Western fascination with African art and design has blown in gusts for over a century, of course, ever since Picasso and Kandinsky filled their canvases with tribal motifs. As recently as the 1970s, Yves Saint Laurent introduced a collection of “African” dresses constructed from raffia, shells and wooden beads.

Now another Afrocentric wind is rising. “Its beauty is in having crossed all sorts of racial barriers,” said Malcolm Harris, the creative director of Unvogue, a popular fashion-focused Webzine. “It doesn’t matter who you are or where you’re from. People are incorporating bits and pieces into their wardrobes and their lives.”

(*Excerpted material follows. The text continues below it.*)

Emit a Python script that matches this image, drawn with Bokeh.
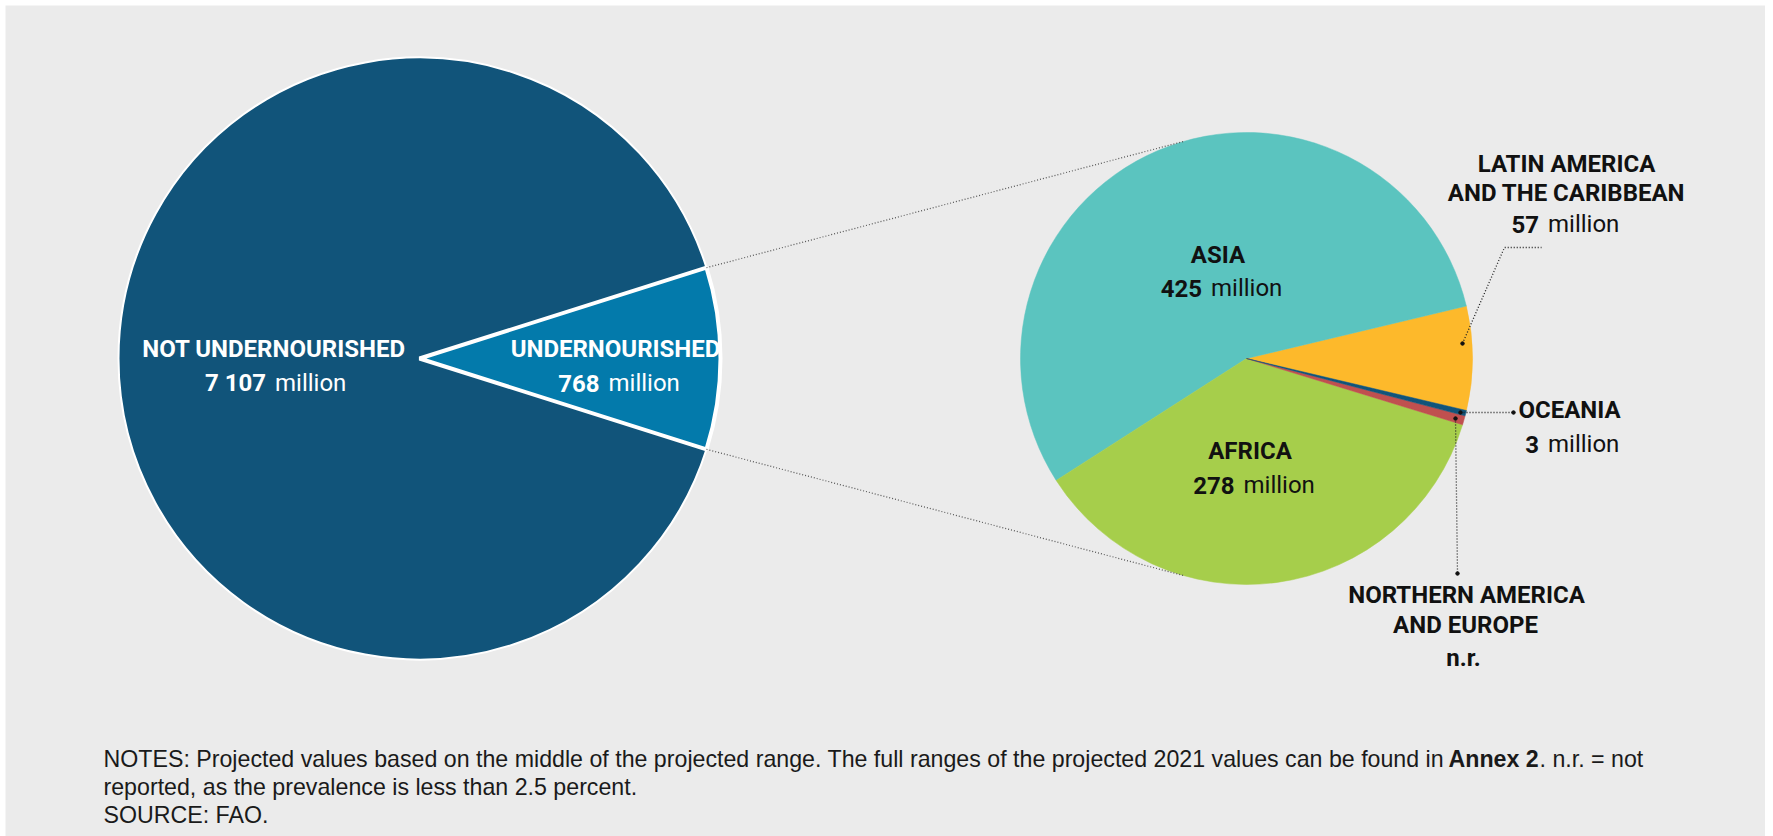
import math
from bokeh.plotting import figure
from bokeh.models import ColumnDataSource, Range1d
from bokeh.core.properties import value
from bokeh.embed import file_html
from bokeh.resources import INLINE

# ---------------- data ----------------
world_labels = ["UNDERNOURISHED", "NOT UNDERNOURISHED"]
world_values = [768, 7107]            # million people
world_colors = ["#037aab", "#11547a"]

region_labels = ["LATIN AMERICA\nAND THE CARIBBEAN", "ASIA", "AFRICA",
                 "NORTHERN AMERICA\nAND EUROPE", "OCEANIA"]
region_values = [57, 425, 278, 5, 3]   # NAE not reported (<2.5%), remainder of 768
region_shown = ["57", "425", "278", None, "3"]
region_colors = ["#fdb92b", "#5bc4bf", "#a6ce4b", "#c0504f", "#11547a"]

notes_lines = [
    "NOTES: Projected values based on the middle of the projected range. The full ranges of the projected 2021 values can be found in",
    "reported, as the prevalence is less than 2.5 percent.",
    "SOURCE: FAO.",
]
notes_bold = "Annex 2"
notes_tail = ". n.r. = not"

# ---------------- layout ----------------
W, H = 1765, 836
ML, MT = 5, 5
BG = "#ebebeb"
COND = "Roboto"
SANS = "Liberation Sans"
TDY = 8.5   # baseline correction for rendered text

p = figure(width=W, height=H, output_backend="svg", toolbar_location=None,
           x_range=Range1d(ML, W), y_range=Range1d(-H, -MT),
           min_border_left=ML, min_border_top=MT, min_border_right=0, min_border_bottom=0,
           background_fill_color=BG, border_fill_color="white",
           outline_line_color=None)
p.axis.visible = False
p.grid.visible = False

def Y(v):
    return -v

def TY(v):
    return -(v - TDY)

# left pie
LC = (419, 358)
LR = 301
tot = sum(world_values)
half = world_values[0] / tot * math.pi
p.wedge(x=LC[0], y=Y(LC[1]), radius=LR, start_angle=half, end_angle=2 * math.pi - half,
        fill_color=world_colors[1], line_color="white", line_width=2)
p.wedge(x=LC[0], y=Y(LC[1]), radius=LR, start_angle=-half, end_angle=half,
        fill_color=world_colors[0], line_color="white", line_width=4)

# right pie
RC = (1246, 358)
RR = 226
rtot = sum(region_values)
a0 = math.radians(-13.3)
rs, re_ = [], []
a = a0
for v in region_values:
    rs.append(a)
    a += v / rtot * 2 * math.pi
    re_.append(a)
src = ColumnDataSource(dict(x=[RC[0]] * 5, y=[Y(RC[1])] * 5, s=rs, e=re_, c=region_colors))
p.wedge(x="x", y="y", radius=RR, start_angle="s", end_angle="e", fill_color="c",
        line_color="c", line_width=0.5, source=src)

# connectors between pies
for ang_l, ang_r in [(half, math.radians(106)), (-half, math.radians(254))]:
    x1 = LC[0] + LR * math.cos(ang_l)
    y1 = LC[1] - LR * math.sin(ang_l)
    x2 = RC[0] + RR * math.cos(ang_r)
    y2 = RC[1] - RR * math.sin(ang_r)
    p.line([x1, x2], [Y(y1), Y(y2)], line_color="#555555", line_width=1.2, line_dash="1 2")

# leader lines
leaders = [
    ([1462, 1504, 1541], [343, 247, 247]),
    ([1460, 1513], [412, 412]),
    ([1455, 1457], [418, 573]),
]
for xs, ys in leaders:
    p.line(xs, [Y(v) for v in ys], line_color="#222222", line_width=1.3, line_dash="1 2")
dots_x = [1462, 1460, 1513, 1455, 1457]
dots_y = [343, 412, 412, 418, 573]
p.scatter(dots_x, [Y(v) for v in dots_y], size=3.5, color="#111111")

# ---------------- labels ----------------
FS = "24px"

def title(x, y, txt, color):
    p.text(x=[x], y=[TY(y)], text=[txt], text_font=value(COND), text_font_size=value(FS),
           text_font_style="bold", text_align="center", text_baseline="alphabetic",
           text_color=color)

def number_line(split, y, num, color, gap=9):
    p.text(x=[split - gap / 2], y=[TY(y)], text=[num], text_font=value(COND),
           text_font_size=value(FS), text_font_style="bold", text_align="right",
           text_baseline="alphabetic", text_color=color)
    p.text(x=[split + gap / 2], y=[TY(y)], text=["million"], text_font=value(COND),
           text_font_size=value(FS), text_font_style="normal", text_align="left",
           text_baseline="alphabetic", text_color=color)

def fmt(v):
    return f"{v:,}".replace(",", " ")

# left pie labels (white)
title(273.5, 357, world_labels[1], "white")
number_line(270, 391, fmt(world_values[1]), "white")
title(615, 357, world_labels[0], "white")
number_line(603.5, 391, fmt(world_values[0]), "white")

INK = "#111111"
# Latin America
la = region_labels[0].split("\n")
title(1566, 172, la[0], INK)
title(1566, 201, la[1], INK)
number_line(1543, 232, region_shown[0], INK)
# Asia
title(1217.5, 263, region_labels[1], INK)
number_line(1206, 296, region_shown[1], INK)
# Africa
title(1249.5, 459, region_labels[2], INK)
number_line(1238.5, 493, region_shown[2], INK)
# Oceania
title(1569, 418, region_labels[4], INK)
number_line(1543, 452, region_shown[4], INK)
# Northern America and Europe
na = region_labels[3].split("\n")
title(1466, 603, na[0], INK)
title(1465, 633, na[1], INK)
title(1463, 666, "n.r.", INK)

# ---------------- notes ----------------
NFS = "23.2px"
NOTE_C = "#1a1a1a"
for i, line in enumerate(notes_lines):
    p.text(x=[103], y=[TY(767 + 28 * i)], text=[line], text_font=value(SANS),
           text_font_size=value(NFS), text_align="left", text_baseline="alphabetic",
           text_color=NOTE_C)
p.text(x=[1448], y=[TY(767)], text=[notes_bold], text_font=value(SANS),
       text_font_size=value(NFS), text_font_style="bold", text_align="left",
       text_baseline="alphabetic", text_color=NOTE_C)
p.text(x=[1539], y=[TY(767)], text=[notes_tail], text_font=value(SANS),
       text_font_size=value(NFS), text_align="left", text_baseline="alphabetic",
       text_color=NOTE_C)

open("out.html", "w").write(file_html(p, INLINE))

That may be because in the popular imagination, African jungles, deserts and plains retain a near-mystical allure, which the reality of the continent’s political turmoil and poverty have never entirely dispelled.

“Africa has never become quantifiable or entirely knowable,” said Rick Carter, the production designer who helped to conceive the Edenic universe of Avatar with its obviously African elements. “It still suggests romance, and a sense of the abundance of life. Threatening or benign, it has something to teach us.”

To armchair travelers in the fashion world, many of whom are tapping the heritage of Kenya, Mali, Nigeria or Senegal in search of inspiration, Africa is playing the role that India had until recently, its themes embraced in the hope of making cash registers hum. “The fabrics and the colors are lively, and the timing seems right,” said Humberto Leon, an owner of Opening Ceremony, the downtown Manhattan boutique and showcase for the spirited prints of Suno, an artisanal line produced in Kenyan workshops.

Hints of a global fashion trend first appeared more than a year ago in London, where the glossy magazine Arise, published in Nigeria, has been highlighting the work of African designers. A thriving music scene also lent impetus.

“London is awash with African influences,” said Ed Burstell, the buying director for Liberty of London, which is hard-pressed to keep in stock a collection of Masai-inspired wooden bangles, horn cuffs and hammered metal collars. People are responding to their rough-hewn appearance. “They want items today that don’t seem slick and polished,” Burstell suggested.

Like the American work wear and handmade jewelry that have also been popular of late, African-inspired designs offer an antidote to what Max Osterweis, the filmmaker turned fashion designer behind the Suno label, calls “a luxury market filled with brands that lately have become machines for mass-produced, logo-covered status symbols.”